Wommack’s The Art of Leadership: Moving from Military to Industry (CreateSpace, 118 pp., $12.95, paper; $4.99, e book) is a gigantic book crammed into just over a hundred pages. Author David R. Wommack’s career stretches through several realms in the military (including serving as an Army lieutenant in the Vietnam War in 1969-71) as well in the public sector.
The text is a clear-cut, well-organized guide designed to empower former military personnel to move into leadership roles in industy. It is obvious that the author speaks from personal experience in the workplace and not from a theoretical perspective.
Perhaps the most important concept that Wommack explains is the difference between management and leadership. Both are necessary positions in industry, but are very different. Wommack uses quotes from successful leaders to illustrate his points. For instance, this observation from Peter Drucker: “Management is doing things right; leadership is doing the right things.”
What makes this book unique are the first 88 pages in which Wommack describes the characteristics of a true leader and how military life, by its very nature, develops those important skills.
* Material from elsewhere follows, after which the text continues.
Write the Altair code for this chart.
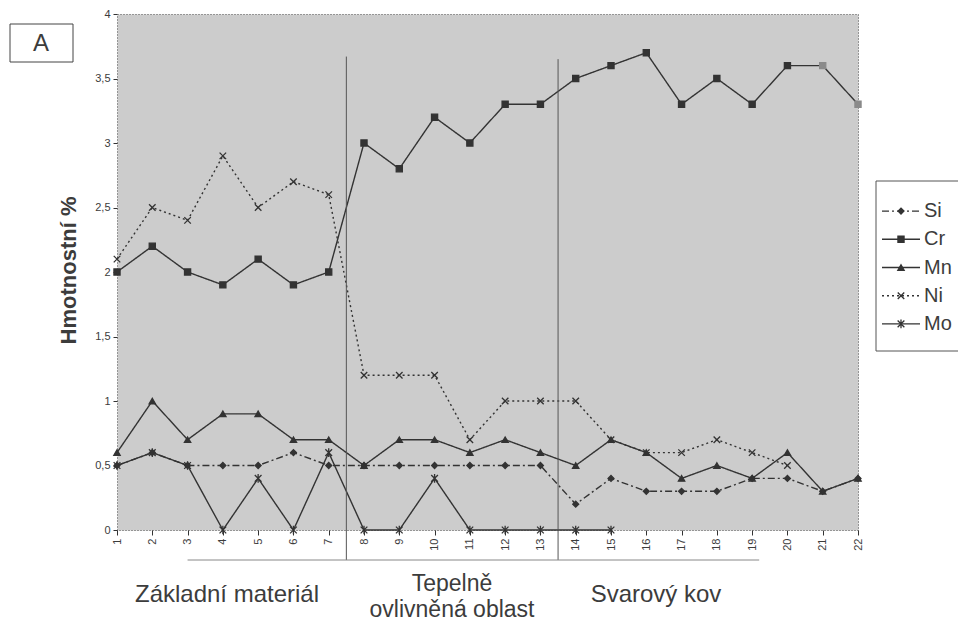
import altair as alt
import pandas as pd

# ---------------- data ----------------
x_pos = list(range(1, 23))
series = ["Si", "Cr", "Mn", "Ni", "Mo"]
si = [0.5, 0.6, 0.5, 0.5, 0.5, 0.6, 0.5, 0.5, 0.5, 0.5, 0.5, 0.5, 0.5, 0.2, 0.4, 0.3, 0.3, 0.3, 0.4, 0.4, 0.3, 0.4]
cr = [2.0, 2.2, 2.0, 1.9, 2.1, 1.9, 2.0, 3.0, 2.8, 3.2, 3.0, 3.3, 3.3, 3.5, 3.6, 3.7, 3.3, 3.5, 3.3, 3.6, 3.6, 3.3]
mn = [0.6, 1.0, 0.7, 0.9, 0.9, 0.7, 0.7, 0.5, 0.7, 0.7, 0.6, 0.7, 0.6, 0.5, 0.7, 0.6, 0.4, 0.5, 0.4, 0.6, 0.3, 0.4]
ni = [2.1, 2.5, 2.4, 2.9, 2.5, 2.7, 2.6, 1.2, 1.2, 1.2, 0.7, 1.0, 1.0, 1.0, 0.7, 0.6, 0.6, 0.7, 0.6, 0.5]
mo = [0.5, 0.6, 0.5, 0.0, 0.4, 0.0, 0.6, 0.0, 0.0, 0.4, 0.0, 0.0, 0.0, 0.0, 0.0]
y_ticks = [0, 0.5, 1, 1.5, 2, 2.5, 3, 3.5, 4]

separator_x = [7.5, 13.5]
separator_top = [3.67, 3.65]
bracket_from = [3]
bracket_to = [19.2]

region_labels = ["Základní materiál", "Tepelně", "ovlivněná oblast", "Svarový kov"]
y_title = "Hmotnostní %"
panel_label = "A"

# ---------------- styles ----------------
INK = "#333333"
TXT = "#3c3c3c"
FONT = "Liberation Sans"
dashes = [[7, 3, 2, 3], [1, 0], [1, 0], [2, 3], [1, 0]]
shapes = ["diamond", "square", "triangle-up",
          "M-1,-1L1,1M-1,1L1,-1",
          "M-1,-1L1,1M-1,1L1,-1M0,-1.3L0,1.3"]
sizes = [35, 45, 55, 45, 55]

rows = []
for name, vals in zip(series, [si, cr, mn, ni, mo]):
    for xv, v in zip(x_pos, vals):
        rows.append({"series": name, "x": xv, "value": v})
df = pd.DataFrame(rows)

dash_scale = alt.Scale(domain=series, range=dashes)
shape_scale = alt.Scale(domain=series, range=shapes)
size_scale = alt.Scale(domain=series, range=sizes)

xs = alt.Scale(domain=[1, 22], nice=False, zero=False)
ys = alt.Scale(domain=[0, 4], nice=False, zero=True)

x_axis = alt.Axis(
    values=x_pos, labelAngle=-90, labelFontSize=11, labelFont=FONT, labelColor=TXT,
    labelOverlap=False, labelFlush=False,
    tickSize=5, tickColor=INK, labelPadding=3, domain=False, grid=False, title=None)
y_axis = alt.Axis(
    values=y_ticks, labelExpr="replace(format(datum.value, '~g'), '.', ',')",
    labelFontSize=11, labelFont=FONT, labelColor=TXT, tickSize=4, tickColor=INK,
    labelOverlap=False, labelFlush=False,
    labelPadding=3, domain=False, grid=False, title=y_title,
    titleFont=FONT, titleFontSize=22, titleFontWeight="bold", titleColor=TXT,
    titleX=-49, titleY=256, titleAngle=-90, titleAlign="center", titleBaseline="middle")

lines = alt.Chart(df).mark_line(color=INK, strokeWidth=1.4).encode(
    x=alt.X("x:Q", scale=xs, axis=x_axis),
    y=alt.Y("value:Q", scale=ys, axis=y_axis),
    detail="series:N",
    strokeDash=alt.StrokeDash("series:N", scale=dash_scale, legend=None))

faded = "datum.series === 'Cr' && datum.x >= 21"
points = alt.Chart(df).mark_point(filled=True, strokeWidth=1.3, opacity=1).encode(
    x=alt.X("x:Q", scale=xs, axis=x_axis),
    y=alt.Y("value:Q", scale=ys, axis=y_axis),
    fill=alt.condition(faded, alt.value("#8a8a8a"), alt.value(INK)),
    stroke=alt.condition(faded, alt.value("#8a8a8a"), alt.value(INK)),
    shape=alt.Shape("series:N", scale=shape_scale, legend=None),
    size=alt.Size("series:N", scale=size_scale, legend=None))

sep_df = pd.DataFrame({"x": separator_x, "value": separator_top})
seps = alt.Chart(sep_df).mark_rule(color="#555555", strokeWidth=1).encode(
    x=alt.X("x:Q", scale=xs, axis=x_axis),
    y=alt.Y("value:Q", scale=ys, axis=y_axis),
    y2=alt.value(546))

br_df = pd.DataFrame({"x": bracket_from, "b": bracket_to})
bracket = alt.Chart(br_df).mark_rule(color="#888888", strokeWidth=1).encode(
    x=alt.X("x:Q", scale=xs, axis=x_axis), x2="b:Q", y=alt.value(546))

one = pd.DataFrame({"k": [0]})


def label(text, x, y, size=24, align="center", baseline="alphabetic"):
    return alt.Chart(one).mark_text(font=FONT, fontSize=size, color=TXT, align=align,
                                    baseline=baseline).encode(
        x=alt.value(x), y=alt.value(y), text=alt.value(text))


texts = [
    label(region_labels[0], 110, 588),
    label(region_labels[1], 335, 577, size=23),
    label(region_labels[2], 335, 603, size=23),
    label(region_labels[3], 539, 588),
]

a_box = alt.Chart(one).mark_rect(fill="white", stroke="#444444", strokeWidth=1).encode(
    x=alt.value(-107), x2=alt.value(-44), y=alt.value(10), y2=alt.value(48))
a_text = label(panel_label, -76, 30, size=24, baseline="middle")

main = alt.layer(lines, points, seps, bracket, *texts, a_box, a_text)

# ---------------- legend ----------------
leg_df = pd.DataFrame({"series": series})
ly = alt.Scale(domain=series, range=[183, 324], padding=0)
leg_box = alt.Chart(one).mark_rect(fill="white", stroke="#555555", strokeWidth=1).encode(
    x=alt.value(759), x2=alt.value(910), y=alt.value(167), y2=alt.value(337))
leg_lines = alt.Chart(leg_df).mark_rule(color=INK, strokeWidth=1.4).encode(
    x=alt.value(765), x2=alt.value(803),
    y=alt.Y("series:N", scale=ly, axis=None),
    strokeDash=alt.StrokeDash("series:N", scale=dash_scale, legend=None))
leg_pts = alt.Chart(leg_df).mark_point(filled=True, fill=INK, stroke=INK, strokeWidth=1.3, opacity=1).encode(
    x=alt.value(784),
    y=alt.Y("series:N", scale=ly, axis=None),
    shape=alt.Shape("series:N", scale=shape_scale, legend=None),
    size=alt.Size("series:N", scale=size_scale, legend=None))
leg_txt = alt.Chart(leg_df).mark_text(font=FONT, fontSize=20, color=TXT, align="left",
                                      baseline="middle").encode(
    x=alt.value(807), y=alt.Y("series:N", scale=ly, axis=None), text="series:N")
legend = alt.layer(leg_box, leg_lines, leg_pts, leg_txt)

chart = alt.layer(main, legend).resolve_scale(y="independent").properties(
    width=741, height=516,
    autosize=alt.AutoSizeParams(type="none"),
    padding={"left": 109, "top": 6, "right": 100, "bottom": 92},
    background="white",
).configure_view(
    fill="#cccccc", stroke="#444444", strokeDash=[1, 2], strokeWidth=1
).configure_axis(
    labelOverlap=False
)

chart.save("out.html", embed_options={"renderer": "svg", "actions": False})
I believe anyone with military training will better understand the possibilities for leadership roles as the author explains how to make the transition from military to industrial leadership.
Chapter 3, “Leading,” is the book’s powerhouse. In it, Wommack explains how trust, honesty, and a willingness to take responsibility are integral components to successful leadership. Wommack also suggests using humility and humor—traits that one might not expect to come across in an industrial setting.
The author believes that humor can lighten the workplace atmosphere. “Humor can make work fun. Fun? Yes, fun! Jokes. Laughter. Puns. Pranks. Games. Humor. Keep away from sexual humor for obvious and legal reasons, but self-deprecation—poking fun at oneself—is a sure sign of humility.”
Chapter 5 deals with motivating, training, and coaching of groups and individuals, necessary skills for any successful leadership career. Later, Wommack discusses finding a new job, covering areas such as resume writing, interviewing, and the need to be persistent in follow-up with employers.
While this book focuses on individuals leaving the military, I believe it would be helpful for anyone looking for a career. Any energetic job seeker is bound to feel grateful for the empowering ideas Wommack presents.
When you finish reading Wommack’s the Art of Leadership, the pages should be severely dog-eared and profusely highlighted.